It was a morning like any other. I was awakened at the cracky-pants of dawn, actually before dawn, when things were still black as the screen on a dead iPhone, and human beings shouldn’t be opening their eyes. But my kids had school and so I got up, flicked on lights, and listened to the moans of my zombies reanimating.
I plodded downstairs to make coffee as strong as possible and began my ritual of tossing snacks in backpacks with my eyes still half-closed. At the beginning of the year I chopped fresh fruit and packed it lovingly into planet-friendly, reusable containers with little love notes curled up beside it, but this was winter, and I scrounged my paw through the pile of prepackaged Pringles and shoved my guilt down deep where it belonged.
The moaning got louder as the zombies shuffled closer, and I briefly thought about arming myself with a crossbow and motorcycle a la Daryl Dixon, but then figured all these particular zombies needed was some water and a hairbrush.
Then one of them spoke, and the words that came out made me want to crawl back into bed and declare a do-over.
“I have these itchy bumps on my butt.”
“No. No you do not. Ignoring this is the best course of action,” I wanted to say. Instead, I led her to the bathroom where she bent over and presented herself for inspection. This is how I found myself staring into the chasm of my child's puckering o-ring.
As I examined the rash, I wondered how it got there. What was this mysterious rash and how did it end up on my child’s rear end?
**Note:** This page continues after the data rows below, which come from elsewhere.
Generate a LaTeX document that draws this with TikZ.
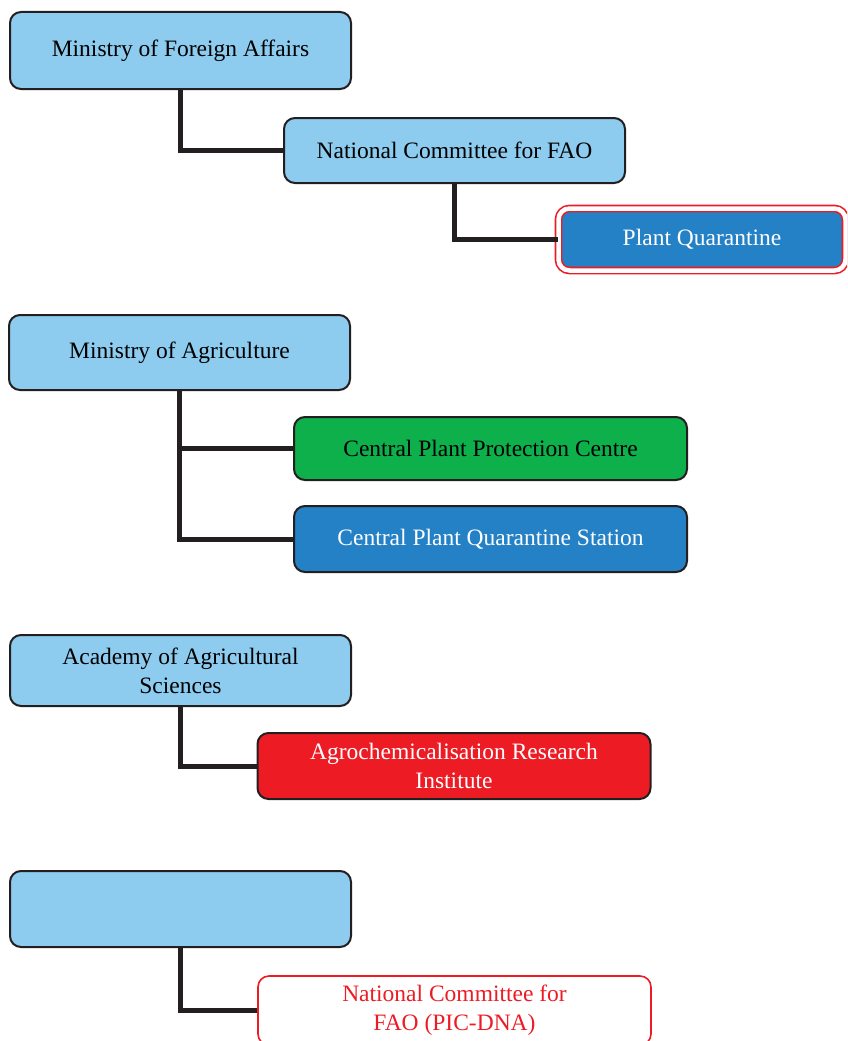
\documentclass[tikz,border=0pt]{standalone}
\usepackage{fontspec}
\setmainfont{Liberation Serif}
\usetikzlibrary{calc}
\definecolor{skyfill}{HTML}{8DCBEF}
\definecolor{bluefill}{HTML}{2481C6}
\definecolor{greenfill}{HTML}{0DB04B}
\definecolor{redfill}{HTML}{ED1C24}
\definecolor{edge}{HTML}{231F20}
\tikzset{
	box/.style={draw=edge, line width=2pt, rounded corners=11pt, inner sep=0pt, align=center,
		font=\fontsize{23.5}{29}\selectfont},
	upper/.style={box, fill=skyfill, minimum width=341pt},
	lower/.style={box, minimum width=393pt},
	link/.style={line width=5pt, draw=edge}
}

\begin{document}
\begin{tikzpicture}[x=1pt, y=-1pt]
		%%%%% START %%%%%
		\useasboundingbox (0, 0) rectangle (847, 1041);
		\clip (0, 0) rectangle (847, 1041);
		
		\node[upper, minimum height=77pt] (mfa) at (180.5, 50.5) {Ministry of Foreign Affairs};
		\node[upper, minimum height=65pt] (ncf) at (454.5, 150.5) {National Committee for FAO};
		\node[box, draw=redfill, fill=bluefill, text=white, line width=1.6pt, double=white,
			double distance=4.5pt, minimum width=287pt, minimum height=62pt] (pq) at (702, 239.5) {Plant Quarantine};
		\draw[link] (mfa.south) |- (ncf.west);
		\draw[link] (ncf.south) |- (pq.west);
		
		\node[upper, minimum height=75pt] (moa) at (179.5, 352.5) {Ministry of Agriculture};
		\node[lower, fill=greenfill, minimum height=63pt] (cppc) at (490.5, 448.5) {Central Plant Protection Centre};
		\node[lower, fill=bluefill, text=white, minimum height=66pt] (cpqs) at (490.5, 539) {Central Plant Quarantine Station};
		\draw[link] (moa.south) |- (cppc.west);
		\draw[link] (moa.south) |- (cpqs.west);
		
		\node[upper, minimum height=71pt] (aas) at (180.5, 670.5) {Academy of Agricultural\\Sciences};
		\node[lower, fill=redfill, text=white, minimum height=66pt] (ari) at (454, 766) {Agrochemicalisation Research\\Institute};
		\draw[link] (aas.south) |- (ari.west);
		
		% bottom edge of the last box runs off the page
		\node[upper, minimum height=76pt] (blank) at (180.5, 909) {};
		\node[lower, draw=redfill, fill=white, text=redfill, line width=1.6pt, minimum height=69pt] (pic) at (454.5, 1010.5) {National Committee for\\FAO (PIC-DNA)};
		\draw[link] (blank.south) |- (pic.west);
		%%%%% END %%%%%
\end{tikzpicture}
\end{document}
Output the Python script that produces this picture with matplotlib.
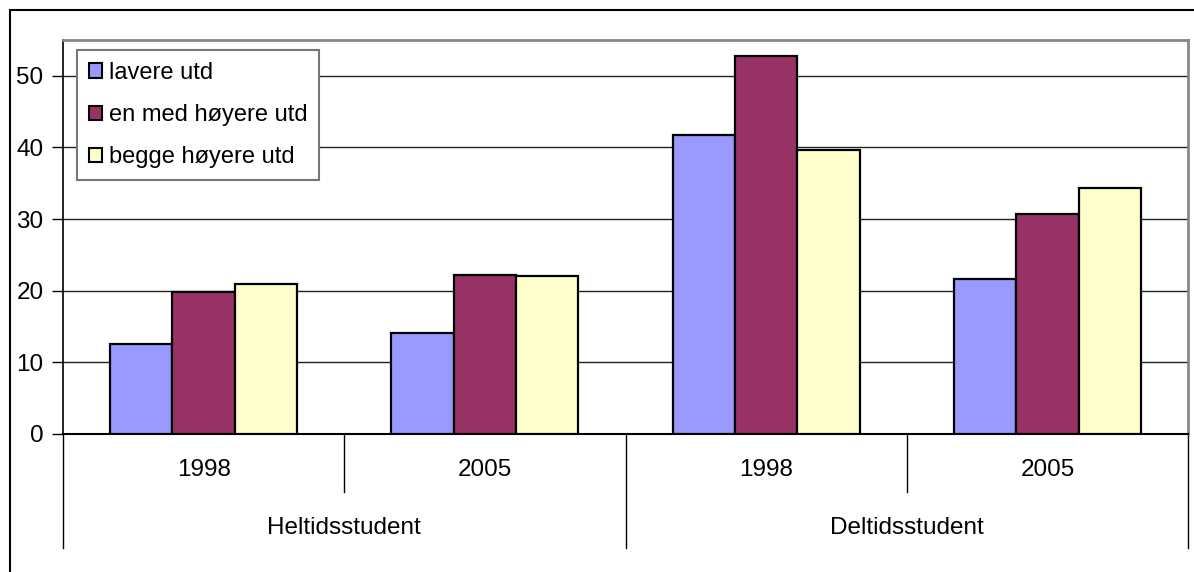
import numpy as np
import matplotlib
matplotlib.use("Agg")
from matplotlib import pyplot
from matplotlib.patches import Rectangle, Patch

groups = ["Heltidsstudent", "Deltidsstudent"]
years = ["1998", "2005", "1998", "2005"]
series = ["lavere utd", "en med høyere utd", "begge høyere utd"]
lavere = [12.6, 14.1, 41.8, 21.6]
enMed = [19.8, 22.2, 52.7, 30.7]
begge = [21.0, 22.0, 39.7, 34.3]
colors = ["#9999FF", "#993366", "#FFFFCC"]

W, H = 1194, 572
FS = 17.5


def fx(px):
    return px / W


def fy(py):
    return 1 - py / H


def plotChart():
    pyplot.rcParams['font.family'] = ["Liberation Sans", "DejaVu Sans"]
    figure = pyplot.figure(figsize = (W / 100, H / 100), dpi = 100)
    figure.patches.append(Rectangle((fx(10), -0.1), 1.2, fy(10) + 0.1, transform = figure.transFigure,
                                    fill = False, edgecolor = 'black', linewidth = 1.5))

    axes = figure.add_axes([fx(63), fy(434), fx(1188) - fx(63), fy(40) - fy(434)])
    x = np.arange(len(years))
    width = 0.2215
    for i, values in enumerate([lavere, enMed, begge]):
        axes.bar(x + (i - 1) * width, values, width = width, color = colors[i],
                 edgecolor = 'black', linewidth = 1.6, zorder = 3)

    axes.set_xlim(-0.5, len(years) - 0.5)
    axes.set_ylim(0, 55)
    axes.set_yticks(np.arange(0, 51, 10))
    axes.tick_params(axis = 'y', length = 8, width = 1, labelsize = FS, pad = 6)
    axes.set_xticks([])
    axes.yaxis.grid(True, color = '#222222', linewidth = 1)
    axes.set_axisbelow(True)
    for side in ['top', 'right']:
        axes.spines[side].set_color('#888888')
        axes.spines[side].set_linewidth(2)
    axes.spines['left'].set_linewidth(1.2)
    axes.spines['bottom'].set_linewidth(1.5)

    # two-level category axis
    trans = axes.get_xaxis_transform()
    axesHeight = 434 - 40
    inner = -(492 - 434) / axesHeight
    outer = -(548 - 434) / axesHeight
    for b in [0.5, 2.5]:
        axes.plot([b, b], [0, inner], color = 'black', linewidth = 1, transform = trans, clip_on = False)
    for b in [-0.5, 1.5, 3.5]:
        axes.plot([b, b], [0, outer], color = 'black', linewidth = 1, transform = trans, clip_on = False)
    for i, year in enumerate(years):
        axes.text(i, -(470 - 434) / axesHeight, year, transform = trans, ha = 'center', va = 'center', fontsize = FS)
    for i, group in enumerate(groups):
        axes.text(0.5 + 2 * i, -(528 - 434) / axesHeight, group, transform = trans, ha = 'center', va = 'center', fontsize = FS)

    handles = [Patch(facecolor = c, edgecolor = 'black', linewidth = 1.5) for c in colors]
    legend = figure.legend(handles, series, loc = 'upper left', bbox_to_anchor = (fx(77), fy(50)),
                           fontsize = 17, frameon = True, fancybox = False, framealpha = 1,
                           handlelength = 0.55, handleheight = 0.55, handletextpad = 0.3,
                           labelspacing = 0.86, borderpad = 0.5, borderaxespad = 0)
    legend.get_frame().set_edgecolor('#777777')
    legend.get_frame().set_linewidth(1.5)

    figure.savefig('out.png', dpi = 100)


def main():
    plotChart()


main()
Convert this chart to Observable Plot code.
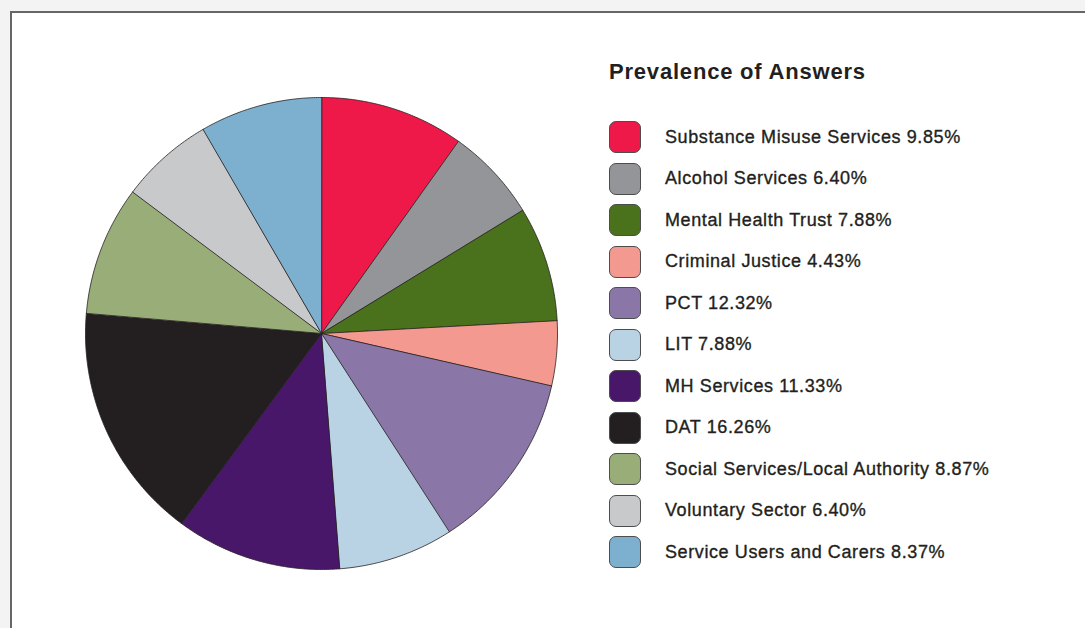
<!DOCTYPE html>
<html>
<head>
<meta charset="utf-8">
<script src="https://cdn.jsdelivr.net/npm/d3@7"></script>
<script src="https://cdn.jsdelivr.net/npm/@observablehq/plot@0.6"></script>
<style>
  html, body { margin: 0; padding: 0; }
  body {
    width: 1085px; height: 628px; overflow: hidden; position: relative;
    background: #f3f3f3;
    font-family: "Liberation Sans", Arial, Helvetica, sans-serif;
    color: #231f20;
  }
  #panel {
    position: absolute; left: 10px; top: 11px; width: 1100px; height: 650px;
    background: #fff; border: 2px solid #666;
  }
  #pie { position: absolute; left: 71px; top: 83px; }
  #legend { position: absolute; left: 609px; top: 0; }
  #legend h2 {
    position: absolute; left: 0; top: 59px; margin: 0; white-space: nowrap;
    font-size: 22px; line-height: 26px; font-weight: bold; letter-spacing: 0.8px;
  }
  .row { position: absolute; left: 0; height: 32px; display: flex; align-items: center; white-space: nowrap; }
  .sw { width: 30px; height: 30px; border: 1px solid #4d4d4d; border-radius: 7px; box-sizing: content-box; }
  .lab {
    margin-left: 24px; font-size: 18px; letter-spacing: 0.6px;
    -webkit-text-stroke: 0.35px #231f20;
  }
</style>
</head>
<body>
<div id="panel"></div>
<div id="pie"></div>
<div id="legend"><h2>Prevalence of Answers</h2></div>
<script>
// Share of answers by organisation type (percent)
const categories = [
  "Substance Misuse Services",
  "Alcohol Services",
  "Mental Health Trust",
  "Criminal Justice",
  "PCT",
  "LIT",
  "MH Services",
  "DAT",
  "Social Services/Local Authority",
  "Voluntary Sector",
  "Service Users and Carers"
];
const shares = [9.85, 6.40, 7.88, 4.43, 12.32, 7.88, 11.33, 16.26, 8.87, 6.40, 8.37];
const colors = [
  "#ee1849", "#939598", "#4a711c", "#f4998f", "#8b76a8", "#b9d3e4",
  "#48176a", "#231f20", "#98ad77", "#c8c9cb", "#7db0ce"
];

// Slice angles, starting at 12 o'clock and running clockwise
const arcs = d3.pie().sort(null).value(d => d.value).startAngle(0).endAngle(2 * Math.PI)(
  categories.map((name, i) => ({name, value: shares[i]}))
);

// Unit-circle wedge polygon for one slice (y up, reflected by the projection)
function wedge(a0, a1) {
  const n = Math.max(2, Math.ceil((a1 - a0) / (Math.PI / 360)));
  const ring = [[0, 0]];
  for (let k = 0; k <= n; ++k) {
    const a = a0 + (a1 - a0) * k / n;
    ring.push([Math.sin(a), Math.cos(a)]);
  }
  ring.push([0, 0]);
  return ring;
}

const slices = arcs.map(a => ({
  type: "Feature",
  properties: {name: a.data.name, value: a.data.value},
  geometry: {type: "Polygon", coordinates: [wedge(a.startAngle, a.endAngle)]}
}));
const disc = {type: "Polygon", coordinates: [wedge(0, 2 * Math.PI).slice(1, -1).concat([[0, 1]])]};

const chart = Plot.plot({
  width: 500,
  height: 500,
  margin: 14,
  projection: {type: "reflect-y", domain: disc},
  color: {domain: categories, range: colors},
  marks: [
    Plot.geo(slices, {
      fill: d => d.properties.name,
      stroke: "#231f20",
      strokeWidth: 0.8,
      strokeLinejoin: "round"
    })
  ]
});
document.getElementById("pie").appendChild(chart);

// Legend rows
const legend = document.getElementById("legend");
categories.forEach((name, i) => {
  const row = document.createElement("div");
  row.className = "row";
  row.style.top = (121 + i * 41.5) + "px";
  const sw = document.createElement("div");
  sw.className = "sw";
  sw.style.background = colors[i];
  const lab = document.createElement("div");
  lab.className = "lab";
  lab.textContent = `${name} ${shares[i].toFixed(2)}%`;
  row.append(sw, lab);
  legend.appendChild(row);
});
</script>
</body>
</html>
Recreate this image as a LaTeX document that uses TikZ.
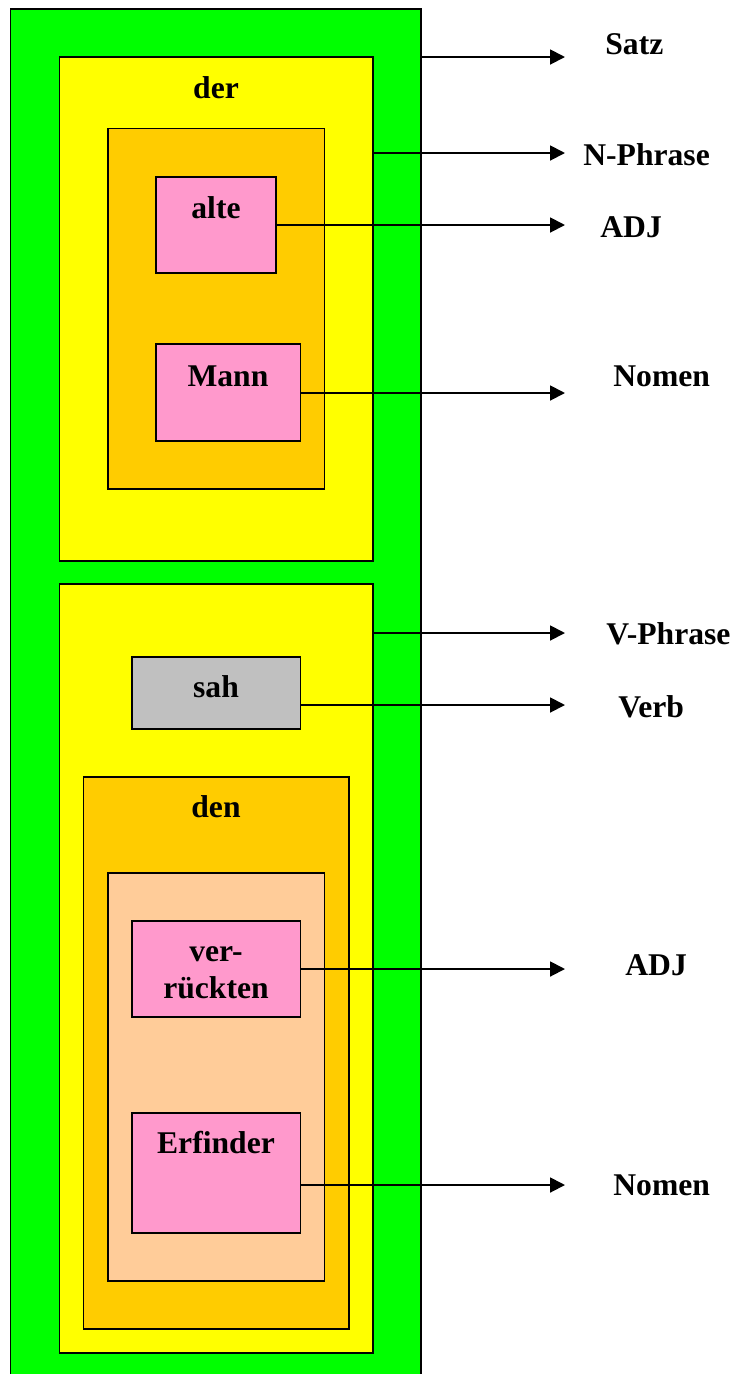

I wondered how it got there, and I wondered how I got here. I mean, really got here, staring at a butt rash at 6 o'clock in the morning. Was this my life now? I was Butt Rash Fixer.
I searched through our impressive collection of creams for this sort of thing, made my selection, and smeared it all over the problem, muttering, “Don’t let the door hit you on the way out,” to the rash.
At this point in the story, I should be transitioning to some kind of life lesson, a rallying cry for motherhood or how Jesus was the ultimate Butt Rash Fixer.
I got nothing. I mean, I could land this plane with a “We can do this, mamas” and be on my way, but I’m tired, and I think I still have a stubborn bit of ointment on my index finger.
Of course we can do this. Of course we’ll survive motherhood, because we’re badasses, and also we have no other option but to press on. Sometimes when we find ourselves mired in the mundane, we can feel overwhelmed with the length of it. There are so many butts and so many rashes for so many years. And we can feel like that’s all we are, Butt Rash Fixers. But we’re more than that, and that’s what I’m clinging to as I scrub my finger one more time for good measure.
All the mundane stuff that we do daily is creating a life, a good life. One with good coffee and funny friends and sofas to sit on. Maybe it’s not what we thought it would be, but it’s still good. There’s no glamour, but there’s cream that takes the itch away and kids to sit on our laps.
Sometimes I want it to be over. I joke about how many more years before we’re empty nesters. But maybe this morning I need to tell myself that it’s already good now. And maybe you need to hear that, too. It’s good now, just as it is, gross and exhausting.
Life can be rashy and still be good. And if your attitude is too far gone today, well, there’s probably a cream for that.